The bookmaker you use is not a neutral variable. Different operators price greyhound markets differently, offer different place terms on each-way bets, apply different restrictions to winning accounts, and provide different levels of market coverage. A dog priced at 7/2 with one operator might be 4/1 with another. Over a year of regular betting, consistently taking the worse price adds up to a measurable drag on returns that no selection method can overcome.

Choosing where to bet is as much a strategic decision as choosing what to bet on. The two are connected: the best selection in the world loses value if it is backed at the wrong price.

Six Factors That Matter More Than Bonus Size

Welcome bonuses dominate the comparison conversation, but for a greyhound bettor who plans to bet regularly for months or years, the ongoing terms of the account matter far more than the introductory offer. Here are the six factors I evaluate, in order of importance.

Odds competitiveness across greyhound markets is the single most important factor. Some operators consistently offer longer prices on greyhound runners; others are systematically tight. The only way to assess this is to compare live odds across several operators on the same races over a period of weeks. Price comparison tools help, but checking manually for your specific target tracks and race types gives a more accurate picture. The bookmaker’s overround on a six-dog race is typically around 125%, but it varies between firms, and firms with lower overrounds return more money to bettors over time.

Market depth is the second factor. Does the operator offer early prices on greyhound meetings, or only starting-price betting? Can you bet on BAGS afternoon racing as well as featured evening meetings? Are ante-post markets available for major events? A bookmaker that covers only evening meetings is useless for a bettor who specialises in afternoon BAGS racing.

Each-way terms come third. Standard greyhound each-way terms are 1/4 odds on the first two finishers, but some operators offer enhanced place terms on selected meetings.

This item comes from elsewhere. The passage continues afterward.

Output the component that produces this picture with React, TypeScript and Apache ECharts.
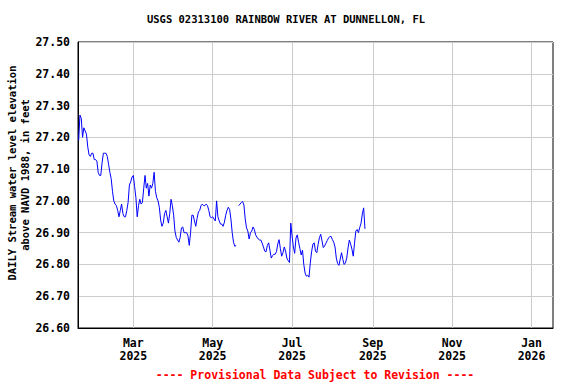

Over hundreds of each-way bets, better place terms compound into a meaningful advantage.

Best Odds Guaranteed (BOG) policies vary significantly. Some operators offer BOG on all UK greyhound racing; others exclude certain meetings or apply it only to races shown on particular broadcasters. Grainne Hurst, CEO of the Betting and Gaming Council, has highlighted the competitive pressures on licensed operators — BOG is one area where that pressure works in the bettor’s favour, but only if the policy genuinely covers the meetings you bet on.

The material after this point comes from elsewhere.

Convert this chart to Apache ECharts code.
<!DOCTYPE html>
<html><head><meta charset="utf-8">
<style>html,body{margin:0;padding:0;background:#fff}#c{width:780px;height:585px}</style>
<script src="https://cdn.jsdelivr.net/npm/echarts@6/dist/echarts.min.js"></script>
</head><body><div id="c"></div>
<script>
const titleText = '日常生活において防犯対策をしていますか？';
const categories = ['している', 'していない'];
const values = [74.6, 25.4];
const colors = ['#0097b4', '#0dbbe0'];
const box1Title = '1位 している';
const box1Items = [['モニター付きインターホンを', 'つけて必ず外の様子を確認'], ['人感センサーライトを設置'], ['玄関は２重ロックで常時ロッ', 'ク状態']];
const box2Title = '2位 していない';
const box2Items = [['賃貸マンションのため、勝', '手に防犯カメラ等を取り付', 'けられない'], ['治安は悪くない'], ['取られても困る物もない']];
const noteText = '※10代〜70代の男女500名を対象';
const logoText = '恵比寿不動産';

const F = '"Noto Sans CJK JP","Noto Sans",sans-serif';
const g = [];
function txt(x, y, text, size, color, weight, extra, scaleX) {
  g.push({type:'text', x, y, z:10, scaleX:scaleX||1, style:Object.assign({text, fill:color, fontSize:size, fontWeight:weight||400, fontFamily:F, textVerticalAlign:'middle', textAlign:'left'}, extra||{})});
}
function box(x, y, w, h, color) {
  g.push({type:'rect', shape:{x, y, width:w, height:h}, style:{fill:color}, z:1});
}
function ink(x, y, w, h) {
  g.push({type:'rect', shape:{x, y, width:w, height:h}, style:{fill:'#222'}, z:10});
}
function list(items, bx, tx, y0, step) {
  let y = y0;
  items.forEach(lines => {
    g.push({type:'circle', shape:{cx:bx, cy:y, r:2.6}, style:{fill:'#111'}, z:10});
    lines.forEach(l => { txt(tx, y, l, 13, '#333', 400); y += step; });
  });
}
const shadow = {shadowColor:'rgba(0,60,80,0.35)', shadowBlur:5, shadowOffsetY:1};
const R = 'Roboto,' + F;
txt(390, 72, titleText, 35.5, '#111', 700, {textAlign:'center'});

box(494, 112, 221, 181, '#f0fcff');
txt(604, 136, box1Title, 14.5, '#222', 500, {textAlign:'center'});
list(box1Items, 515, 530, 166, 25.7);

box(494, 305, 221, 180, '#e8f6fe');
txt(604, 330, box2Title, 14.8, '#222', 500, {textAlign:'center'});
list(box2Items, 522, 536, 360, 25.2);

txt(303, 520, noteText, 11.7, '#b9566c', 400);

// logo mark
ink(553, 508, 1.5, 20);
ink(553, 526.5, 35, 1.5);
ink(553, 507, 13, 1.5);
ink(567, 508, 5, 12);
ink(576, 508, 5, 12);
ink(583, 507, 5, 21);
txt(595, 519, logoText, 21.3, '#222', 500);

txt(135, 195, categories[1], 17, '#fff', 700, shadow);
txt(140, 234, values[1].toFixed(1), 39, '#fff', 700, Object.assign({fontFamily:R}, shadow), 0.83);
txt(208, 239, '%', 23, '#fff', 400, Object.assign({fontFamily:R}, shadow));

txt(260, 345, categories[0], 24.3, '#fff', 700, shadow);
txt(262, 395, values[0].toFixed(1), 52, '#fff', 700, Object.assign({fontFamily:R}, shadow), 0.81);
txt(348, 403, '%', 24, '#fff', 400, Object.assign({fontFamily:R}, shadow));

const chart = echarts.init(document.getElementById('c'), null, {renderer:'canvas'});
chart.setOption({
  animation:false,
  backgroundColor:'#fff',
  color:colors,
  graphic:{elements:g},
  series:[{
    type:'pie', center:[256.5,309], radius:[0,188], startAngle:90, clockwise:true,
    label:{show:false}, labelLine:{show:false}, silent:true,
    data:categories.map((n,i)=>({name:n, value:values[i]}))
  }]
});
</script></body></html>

Cash-out and partial cash-out features are the fifth factor. These allow you to close a bet before the race finishes, locking in a profit or cutting a loss. Not all operators offer cash-out on greyhound markets, and those that do may restrict it to certain bet types or meetings.

Account longevity — how long the operator tolerates profitable betting — is the sixth and most frustrating factor. It cannot be assessed in advance because restriction policies are not published. But it is real, and serious greyhound bettors manage it by maintaining multiple accounts and distributing their betting activity across several operators.

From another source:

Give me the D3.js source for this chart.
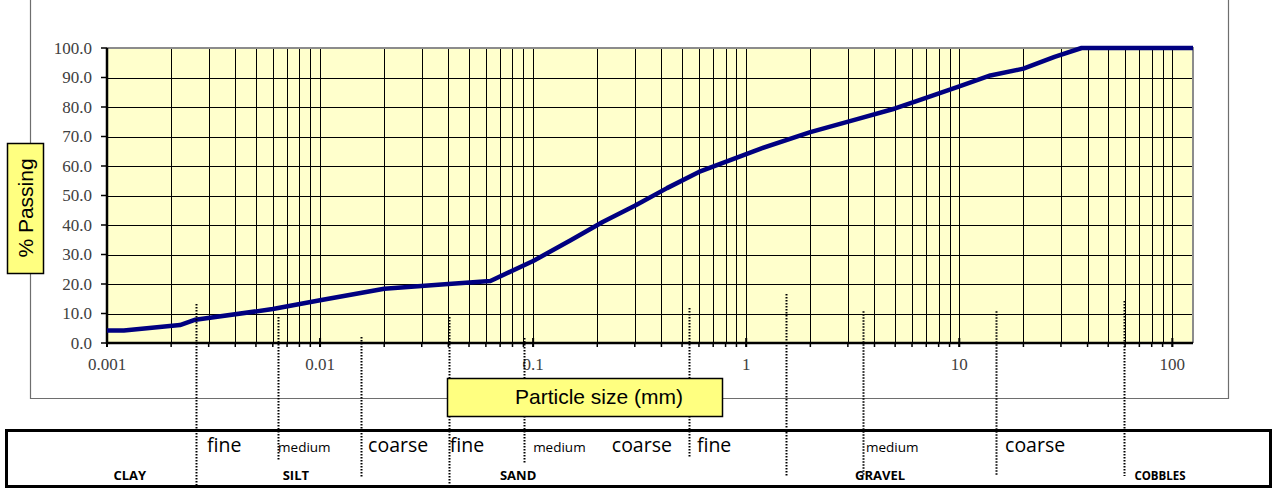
<!DOCTYPE html>
<html>
<head>
<meta charset="utf-8">
<style>
  body { margin: 0; background: #fff; }
  svg { display: block; }
</style>
</head>
<body>
<svg width="1274" height="495"></svg>
<script src="https://d3js.org/d3.v7.min.js"></script>
<script>

// grading curve: sieve / hydrometer size (mm) and % passing
var sizes   = [0.001, 0.0012, 0.0022, 0.0026, 0.006, 0.01, 0.02, 0.04, 0.063, 0.1, 0.15, 0.212, 0.3, 0.425, 0.6,
               1.18, 2, 3.35, 5, 6.3, 10, 14, 20, 28, 37.5, 50, 63, 75, 100, 125];
var passing = [4.2, 4.2, 6.1, 7.9, 11.5, 14.5, 18.4, 20.0, 21.0, 27.8, 34.8, 41.0, 46.5, 52.5, 58.0,
               66.0, 71.5, 76.0, 79.5, 82.0, 87.0, 90.7, 93.0, 97.0, 100, 100, 100, 100, 100, 100];

var yTicks  = [0, 10, 20, 30, 40, 50, 60, 70, 80, 90, 100];
var xLabels = [0.001, 0.01, 0.1, 1, 10, 100];

// dotted soil-class boundaries (size in mm, top end in % passing)
var bounds    = [0.00262, 0.00635, 0.0156, 0.0403, 0.0906, 0.539, 1.54, 3.53, 14.9, 59.3];
var boundTops = [13.2, 8.8, 2.0, 8.8, 1.7, 11.9, 16.6, 10.8, 10.8, 14.2];
var boundEnds = [486, 460, 477, 486, 464, 458, 476, 476, 476, 476];

// classification table
var subNames  = ["fine", "medium", "coarse", "fine", "medium", "coarse", "fine", "medium", "coarse"];
var subAt     = [0.00295, 0.00635, 0.0168, 0.0406, 0.1, 0.234, 0.587, 3.65, 16.4];
var mainNames = ["CLAY", "SILT", "SAND", "GRAVEL", "COBBLES"];
var mainAt    = [0.00128, 0.0077, 0.085, 4.25, 87.5];

var svg = d3.select("svg");

//plot area edges (note: "top" is taken by window.top)
var pLeft = 107, pRight = 1193, pTop = 48, pBottom = 343;

var x = d3.scaleLog().domain([0.001, 125]).range([pLeft, pRight]);
var y = d3.scaleLinear().domain([0, 100]).range([pBottom, pTop]);

//outer chart frame (top edge is off the picture)
svg.append("path")
    .attr("d", "M30.5,-5 V398.5 H1228.5 V-5")
    .attr("fill", "none")
    .attr("stroke", "#6e6e6e")
    .attr("stroke-width", 1.2);

//plot background
svg.append("rect")
    .attr("x", pLeft).attr("y", pTop)
    .attr("width", pRight - pLeft).attr("height", pBottom - pTop)
    .attr("fill", "#ffffcc");

var grid = svg.append("g").attr("shape-rendering", "crispEdges");

//vertical grid, one line per 1..9 x decade
grid.selectAll(".vg")
  .data(x.ticks())
  .enter().append("line")
    .attr("x1", function(d) { return Math.round(x(d)) + 0.5; })
    .attr("x2", function(d) { return Math.round(x(d)) + 0.5; })
    .attr("y1", pTop).attr("y2", pBottom)
    .attr("stroke", "#000")
    .attr("stroke-width", 1);

//horizontal grid
grid.selectAll(".hg")
  .data(yTicks)
  .enter().append("line")
    .attr("x1", pLeft).attr("x2", pRight)
    .attr("y1", function(d) { return Math.round(y(d)) + 0.5; })
    .attr("y2", function(d) { return Math.round(y(d)) + 0.5; })
    .attr("stroke", "#000")
    .attr("stroke-width", 1);

//grey top / right border of plot
svg.append("path")
    .attr("d", "M" + pLeft + "," + pTop + " H" + pRight + " V" + pBottom)
    .attr("fill", "none")
    .attr("stroke", "#8c8c8c")
    .attr("stroke-width", 2);

//x axis: minor ticks outside, decade ticks crossing
var xa = svg.append("g");
xa.selectAll(".mt")
  .data(x.ticks())
  .enter().append("line")
    .attr("x1", function(d) { return x(d); })
    .attr("x2", function(d) { return x(d); })
    .attr("y1", pBottom)
    .attr("y2", pBottom + 4)
    .attr("stroke", "#000")
    .attr("stroke-width", 1.5);
xa.selectAll(".Mt")
  .data(xLabels)
  .enter().append("line")
    .attr("x1", function(d) { return x(d); })
    .attr("x2", function(d) { return x(d); })
    .attr("y1", pBottom - 5)
    .attr("y2", pBottom + 4)
    .attr("stroke", "#000")
    .attr("stroke-width", 2);
xa.selectAll("text")
  .data(xLabels)
  .enter().append("text")
    .attr("x", function(d) { return x(d); })
    .attr("y", 370)
    .attr("text-anchor", "middle")
    .attr("font-family", "Liberation Serif, Times New Roman, serif")
    .attr("font-size", 17)
    .attr("fill", "#404040")
    .text(function(d) { return String(d); });
xa.append("line")
    .attr("x1", pLeft - 1).attr("x2", pRight)
    .attr("y1", pBottom).attr("y2", pBottom)
    .attr("stroke", "#000")
    .attr("stroke-width", 2.5);

//y axis
var ya = svg.append("g");
ya.selectAll("line")
  .data(yTicks)
  .enter().append("line")
    .attr("x1", pLeft - 6).attr("x2", pLeft)
    .attr("y1", function(d) { return y(d); })
    .attr("y2", function(d) { return y(d); })
    .attr("stroke", "#000")
    .attr("stroke-width", 1.5);
ya.selectAll("text")
  .data(yTicks)
  .enter().append("text")
    .attr("x", 92)
    .attr("y", function(d) { return y(d) + 5.5; })
    .attr("text-anchor", "end")
    .attr("font-family", "Liberation Serif, Times New Roman, serif")
    .attr("font-size", 17)
    .attr("fill", "#404040")
    .text(function(d) { return d3.format(".1f")(d); });
ya.append("line")
    .attr("x1", pLeft).attr("x2", pLeft)
    .attr("y1", pTop).attr("y2", pBottom + 1)
    .attr("stroke", "#000")
    .attr("stroke-width", 2.5);

//grading curve
var line = d3.line()
    .x(function(d, i) { return x(sizes[i]); })
    .y(function(d) { return y(d); });

svg.append("path")
    .datum(passing)
    .attr("fill", "none")
    .attr("stroke", "#000080")
    .attr("stroke-width", 4.5)
    .attr("stroke-linejoin", "round")
    .attr("d", line);

//classification table box
svg.append("rect")
    .attr("x", 6.5).attr("y", 430.5)
    .attr("width", 1264).attr("height", 56)
    .attr("fill", "none")
    .attr("stroke", "#000")
    .attr("stroke-width", 3);

//dotted boundary lines
svg.selectAll(".bnd")
  .data(bounds)
  .enter().append("line")
    .attr("x1", function(d) { return Math.round(x(d)) + 0.5; })
    .attr("x2", function(d) { return Math.round(x(d)) + 0.5; })
    .attr("y1", function(d, i) { return y(boundTops[i]); })
    .attr("y2", function(d, i) { return boundEnds[i]; })
    .attr("stroke", "#000")
    .attr("stroke-width", 2)
    .attr("stroke-dasharray", "1.5,1.5");

//y label box
svg.append("rect")
    .attr("x", 7.5).attr("y", 143.5)
    .attr("width", 36).attr("height", 130)
    .attr("fill", "#ffff80")
    .attr("stroke", "#000")
    .attr("stroke-width", 1.5);
svg.append("text")
    .attr("transform", "translate(33,208) rotate(-90)")
    .attr("text-anchor", "middle")
    .attr("font-family", "Liberation Sans, Arial, sans-serif")
    .attr("font-size", 21)
    .attr("fill", "#000")
    .text("% Passing");

//x label box
svg.append("rect")
    .attr("x", 447.5).attr("y", 378.5)
    .attr("width", 275).attr("height", 38)
    .attr("fill", "#ffff80")
    .attr("stroke", "#000")
    .attr("stroke-width", 1.5);
svg.append("text")
    .attr("x", 599).attr("y", 404)
    .attr("text-anchor", "middle")
    .attr("font-family", "Liberation Sans, Arial, sans-serif")
    .attr("font-size", 21)
    .attr("fill", "#000")
    .text("Particle size (mm)");

//table text: sub classes
svg.selectAll(".sub")
  .data(subNames)
  .enter().append("text")
    .attr("x", function(d, i) { return x(subAt[i]); })
    .attr("y", 452)
    .attr("font-family", "Open Sans, Noto Sans, sans-serif")
    .attr("font-size", function(d) { return d == "medium" ? 13.5 : 19.5; })
    .attr("fill", "#000")
    .text(function(d) { return d; });

//table text: main classes
svg.selectAll(".main")
  .data(mainNames)
  .enter().append("text")
    .attr("x", function(d, i) { return x(mainAt[i]); })
    .attr("y", 480)
    .attr("text-anchor", "middle")
    .attr("font-family", "Open Sans, Noto Sans, sans-serif")
    .attr("font-weight", "bold")
    .attr("font-size", function(d) { return d == "COBBLES" ? 11.5 : 13; })
    .attr("fill", "#000")
    .text(function(d) { return d; });

</script>
</body>
</html>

Why Serious Greyhound Bettors Use Multiple Accounts

Off-course greyhound betting in GB generated nearly 740 million pounds in turnover during the 2021-22 financial year, spread across dozens of licensed operators. Serious bettors exploit this fragmented market by maintaining accounts with several operators and taking the best available price on every selection.

The practical benefit is straightforward: better odds on every bet. If you back three greyhound selections per meeting at an average price improvement of 0.5 points (the difference between, say, 3/1 and 7/2), across 100 meetings per year, the cumulative impact on ROI is significant. This is not theoretical; it is the single easiest improvement most bettors can make.

The secondary benefit is resilience against account restrictions. When one operator limits your stakes, you have other accounts to fall back on. This is not a hypothetical concern — it is an inevitability for any bettor who sustains a profit. Spreading your volume across operators delays the point at which any single one identifies you as a winning customer.

Managing multiple accounts requires discipline. You need a system for comparing prices quickly before each bet, which means having the greyhound markets for your target meeting open simultaneously on different tabs or devices. Price comparison websites can help, though they sometimes lag behind live price movements. The overhead is real, but the return on that investment of time is among the highest available in greyhound betting.

Account Restrictions and How Greyhound Bettors Get Limited

Every winning greyhound bettor has been restricted by at least one bookmaker. Most have been restricted by several. This is not a conspiracy; it is a business model. Bookmakers identify customers whose betting patterns suggest sustained profitability and limit their maximum stakes, sometimes to as little as a few pence per bet — effectively closing the account without formally doing so.

The triggers for restriction vary but commonly include: consistently taking early prices that shorten significantly before the off, maintaining a high ROI over an extended period, regularly claiming Best Odds Guaranteed payouts, and concentrating bets on markets where the bookmaker’s margin is thinnest. Greyhound markets are particularly sensitive to these signals because the margins are already tight relative to the bookmaker’s risk.

There is limited recourse once restricted. Some operators will negotiate a revised stake limit; most will not. The practical response is to accept restrictions as a cost of doing business, open accounts with other operators, and continue betting at the best available prices across your remaining active accounts.

One strategic consideration: the speed at which you are restricted correlates with the visibility of your betting pattern. Taking the best price across every meeting, on every race, at maximum stakes, flags you quickly. Being selective about which operators you use for which bets — saving your longest-odds operator for the most value-rich selections, using closer-priced operators for lower-edge bets — can extend the useful life of each account. It is an imperfect solution to a structural problem, but in a market where the odds landscape favours the informed bettor, account management is an unavoidable part of the game.

Which bookmakers offer the best odds on UK greyhound racing?

Odds competitiveness varies between operators and changes over time, so no single bookmaker consistently offers the best price on every race. The most effective approach is to compare live odds across multiple operators for your target meetings using price comparison tools or manual checking. Over a period of weeks, patterns emerge — some operators tend to be more generous on favourites, others on mid-range or outsider prices. Using several accounts and taking the best available price on each selection captures the most value.

Why do bookmakers restrict winning greyhound bettors?

Bookmakers restrict winning accounts because their business model depends on the built-in overround generating profit from the majority of customers. A bettor who consistently overcomes the overround through superior selection represents a cost to the operator. Restrictions typically involve reducing maximum stake sizes rather than closing accounts outright. This is standard commercial practice across the licensed betting industry and applies to all sports, though greyhound bettors may encounter it sooner because greyhound market margins are relatively tight.